On a Sunday morning in mid-March, James Kenneth Hahn, for 16 years the Los Angeles city attorney, and for the four years before that the city controller, is making the obligatory rounds at black churches. And making them fast; he actually leaves the Union Baptist Church, a venerable congregation in the center of Watts, a full half-hour before his press schedule says he is to arrive.

Talk to the parishioners and the pastor, however, and it‘s not clear which Hahn actually came calling. “Jim Hahn?” says one woman, decked out in her Sunday finery. “Oh, you mean Kenny Hahn’s son!”

And so it goes, one after another congregant discussing only Hahn‘s son-ness, until I reach the Rev. Milton Marshall Sr., pastor at Union Baptist for the past 53 years. “So, Hahn was here,” I begin.

“Oh, Lord,” says Marshall, “he came here for every election!”

“Jim Hahn?”

“His father! I knew him all those years! [The late Kenny Hahn was first elected supervisor in 1952.] He was one of the best we ever had. Ain’t nobody can replace him, though that woman [Yvonne Brathwaite Burke, his successor as supervisor] is doing a fine job. He was unbeatable! He‘s still living, you know, still living in this world!”

I’m not sure if this is a reference to the elder Hahn‘s good works generally, or to such tangible legacies as the 911 call boxes he got installed on freeways. But the question is: How is his son, also still living in this world, faring?

“I knew his son when he was a little boy,” Marshall answers. “He followed his dad around at election time. I introduced him today as Kenneth Hahn’s son, and everyone clapped.”

A lesser campaign might view Jim Hahn‘s unbearable lightness of being as a weakness, but the consummate pros running him for mayor have converted it into a strength: In black L.A., Hahn’s calling card is his father‘s good name.

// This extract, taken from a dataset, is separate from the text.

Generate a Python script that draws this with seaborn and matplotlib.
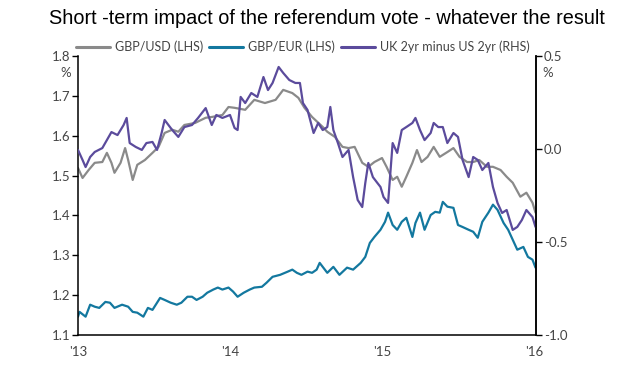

Hahn is a tribune for the African-American community in one other, unfortunate particular: Alone among the mayoral candidates, he remains largely supportive of a Police Chief Bernard Parks. The chief, he told the Weekly, is “a man of integrity, fearless in rooting out police corruption, who fired more officers than the last two chiefs combined.” Parks will have to enact genuine reform, Hahn adds, but he’s more hopeful than most that Parks will be up to this task. (One of the oddities of this election is that the black community‘s historical emphasis on police reform -- a major factor enabling such mayoral candidates as Bradley and Mike Woo to amass huge black majorities -- is nowhere in evidence now that the chief is black and the victims of the latest spate of police violence are largely Latino.)